What is the role of NCBA CLUSA in developing trade among cooperatives?

NCBA CLUSA approach is founded on the belief that its beneficiaries should be the decision-makers when dealing with the development issues of their communities. In order to do this, they must have the power to articulate and design locally-generated, sustainable solutions. The role of NCBA CLUSA International consists in contributing to these processes of empowerment by enhancing the organizational capacity of co-operatives and other entities, through training in analytical, problem-solving and entrepreneurial skills, as well as intensive community-based entrepreneurial and democratic governance training.

How do you measure the impact on the co-operatives that participate in these trade modalities?

And, what are some of the most outstanding indicators of this impact? NCBA CLUSA International uses several indicators to assess the impact on the co-operatives that participate in the initiatives, including:

■ the number of co-operatives that have signed a memorandum of understanding;

■ the monetary value of the business volume conducted by the co -operatives that receive support;

■ the number of farmers that have adopted new technologies;

■ the number of new members joining these business associations;

■ the growth of markets and of the customer base (developing countries are the main source of global demand and agricultural trade growth)

■ the availability of domestic products throughout the year, both for the United States and for other markets.

How can the sustainability of this impact be extended and reinforced?
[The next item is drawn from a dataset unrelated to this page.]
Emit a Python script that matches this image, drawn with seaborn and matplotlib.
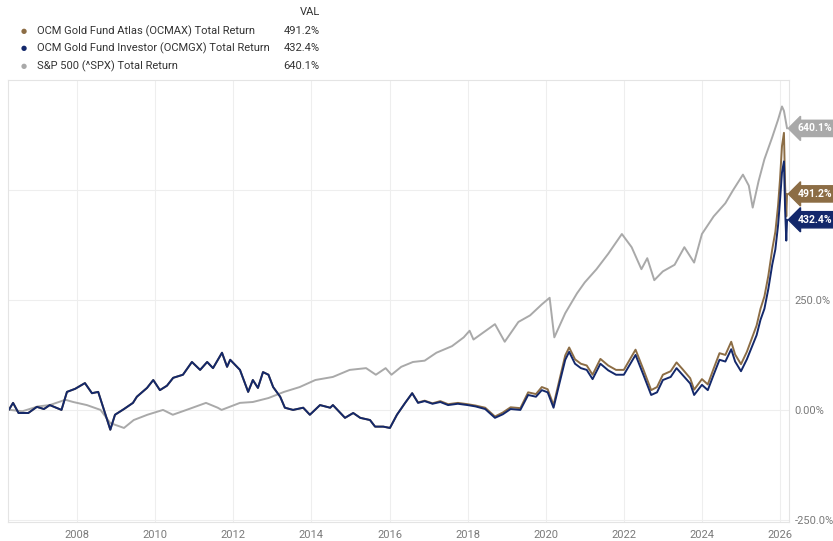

When the organizations or individuals take active participation in the processes that affect their futures, the outputs of their production reflect more adequately their own needs and interests. In turn, this drives investment and participation while leading to a higher impact. The empowerment, and the commitment to a co-operative (that is a result of this process of participatory design and development) constitute a significant contribution to future sustainability and success. By incorporating intellectual capital and participation through strategic partnerships among cooperatives a positive and lasting impact is achieved.
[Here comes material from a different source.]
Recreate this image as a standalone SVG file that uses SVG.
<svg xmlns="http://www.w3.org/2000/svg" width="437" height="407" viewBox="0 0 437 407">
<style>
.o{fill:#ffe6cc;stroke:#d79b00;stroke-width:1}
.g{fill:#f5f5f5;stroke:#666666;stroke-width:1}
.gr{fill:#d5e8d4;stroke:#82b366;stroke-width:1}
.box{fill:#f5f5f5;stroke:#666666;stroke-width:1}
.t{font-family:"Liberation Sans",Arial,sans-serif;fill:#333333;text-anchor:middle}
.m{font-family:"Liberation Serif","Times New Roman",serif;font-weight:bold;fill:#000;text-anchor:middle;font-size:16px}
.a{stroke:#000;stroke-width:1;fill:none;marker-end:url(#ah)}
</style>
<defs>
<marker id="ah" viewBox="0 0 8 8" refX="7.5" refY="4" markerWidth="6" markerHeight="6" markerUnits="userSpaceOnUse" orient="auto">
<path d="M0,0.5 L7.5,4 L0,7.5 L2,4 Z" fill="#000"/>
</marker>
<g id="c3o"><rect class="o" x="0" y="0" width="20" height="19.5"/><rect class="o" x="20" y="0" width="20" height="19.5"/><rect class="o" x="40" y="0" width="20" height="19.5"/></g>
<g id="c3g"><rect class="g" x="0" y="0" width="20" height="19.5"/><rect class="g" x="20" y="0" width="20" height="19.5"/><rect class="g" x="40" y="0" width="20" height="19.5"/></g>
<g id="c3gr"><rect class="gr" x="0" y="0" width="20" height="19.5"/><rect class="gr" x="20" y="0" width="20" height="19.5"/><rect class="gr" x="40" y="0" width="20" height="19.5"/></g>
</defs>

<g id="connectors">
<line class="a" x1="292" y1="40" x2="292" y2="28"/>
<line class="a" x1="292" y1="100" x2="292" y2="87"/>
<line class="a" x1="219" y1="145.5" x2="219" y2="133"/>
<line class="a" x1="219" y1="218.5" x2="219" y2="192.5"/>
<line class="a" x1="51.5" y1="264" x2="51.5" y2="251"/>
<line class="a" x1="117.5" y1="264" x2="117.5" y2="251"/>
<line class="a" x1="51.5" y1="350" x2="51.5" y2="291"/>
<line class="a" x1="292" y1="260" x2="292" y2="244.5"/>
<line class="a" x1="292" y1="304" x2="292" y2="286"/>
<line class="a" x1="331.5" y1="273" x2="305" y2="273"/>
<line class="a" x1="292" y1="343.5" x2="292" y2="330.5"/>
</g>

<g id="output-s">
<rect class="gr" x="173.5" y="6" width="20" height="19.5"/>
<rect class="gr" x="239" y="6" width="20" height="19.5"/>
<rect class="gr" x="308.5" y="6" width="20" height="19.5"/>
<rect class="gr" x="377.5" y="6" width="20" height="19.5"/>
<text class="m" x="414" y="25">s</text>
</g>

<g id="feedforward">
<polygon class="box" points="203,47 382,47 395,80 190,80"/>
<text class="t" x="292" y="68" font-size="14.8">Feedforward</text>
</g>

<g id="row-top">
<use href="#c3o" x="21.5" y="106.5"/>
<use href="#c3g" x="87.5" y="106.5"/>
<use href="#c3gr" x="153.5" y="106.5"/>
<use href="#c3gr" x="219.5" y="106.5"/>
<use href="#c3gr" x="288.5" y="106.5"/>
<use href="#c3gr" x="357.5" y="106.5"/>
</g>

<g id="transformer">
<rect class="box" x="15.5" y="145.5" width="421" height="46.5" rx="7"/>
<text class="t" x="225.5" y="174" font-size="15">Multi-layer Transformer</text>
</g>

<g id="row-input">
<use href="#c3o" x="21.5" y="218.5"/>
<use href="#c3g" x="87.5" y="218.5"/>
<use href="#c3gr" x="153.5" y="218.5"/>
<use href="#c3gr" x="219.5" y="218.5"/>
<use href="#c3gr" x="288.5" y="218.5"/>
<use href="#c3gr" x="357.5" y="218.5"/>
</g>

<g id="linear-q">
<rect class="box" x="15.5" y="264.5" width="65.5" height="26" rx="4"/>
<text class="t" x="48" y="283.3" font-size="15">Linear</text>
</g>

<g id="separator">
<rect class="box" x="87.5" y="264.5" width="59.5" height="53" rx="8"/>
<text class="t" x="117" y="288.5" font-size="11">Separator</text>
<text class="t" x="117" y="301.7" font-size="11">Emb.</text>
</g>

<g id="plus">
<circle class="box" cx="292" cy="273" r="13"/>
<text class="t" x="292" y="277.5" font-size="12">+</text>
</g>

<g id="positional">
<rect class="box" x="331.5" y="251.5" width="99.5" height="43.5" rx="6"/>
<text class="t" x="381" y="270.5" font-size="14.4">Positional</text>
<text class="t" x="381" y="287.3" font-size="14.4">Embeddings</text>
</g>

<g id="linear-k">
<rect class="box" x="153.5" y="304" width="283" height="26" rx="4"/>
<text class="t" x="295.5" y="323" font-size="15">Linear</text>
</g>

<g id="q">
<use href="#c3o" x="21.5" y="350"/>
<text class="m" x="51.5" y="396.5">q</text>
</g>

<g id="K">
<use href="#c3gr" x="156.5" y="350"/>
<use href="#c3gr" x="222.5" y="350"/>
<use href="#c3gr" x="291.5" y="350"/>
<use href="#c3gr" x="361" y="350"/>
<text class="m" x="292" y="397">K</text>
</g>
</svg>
Concerning demand, do retail and supermarket co-operatives in the United States have an unmet demand for agricultural products, foodstuff and other goods produced in Latin America? And, in this context, is it a valid option to seek co-operative suppliers among United States co-operatives?

Yes, there is an unmet demand in United States co-operatives, since they tend to face certain business challenges that they must learn to overcome:

■ they perceive entry in Latin American markets as too risky;

■ they often face highly complicated procedures;

■ there is a risk of facing corruption instances;

■ costs tend to be high;

■ it is often hard to identify an adequate local partner;

■ there are cultural and language barriers;

■ the entrepreneurial skills of foreign partners are often limited.

About the products, what are the most important requirements that agricultural or agribusiness cooperatives of the producing countries must take into account?

Co-operatives must take into account several requirements. They need to ensure:

■ they offer high quality, organic and/or fair trade products;

■ they have attractive labels and high-quality packaging;

■ they have adequate production levels;

■ they market their products appropriately;

■ they have access to credit and certifications;

■ there is strong leadership in the co-operative to manage all these requirements.

The development of trade among co-operatives has a long history in fair trade or other modalities. What is the value for NCBA CLUSA of the lessons drawn from alternative forms of North-South trade?

We have been successful in giving shape to experiences of collaboration with co-operatives, or intermediaries that operate on the basis of co-operative values. With the development of a sustainable economy, these alternative forms of trade allow co-operatives from developing countries to capture a higher added value from trade, and strengthen their capacity to increase the revenues of their members. And provides buyers with access to new, healthy products, and the chance to learn from experiences conducted in developing countries.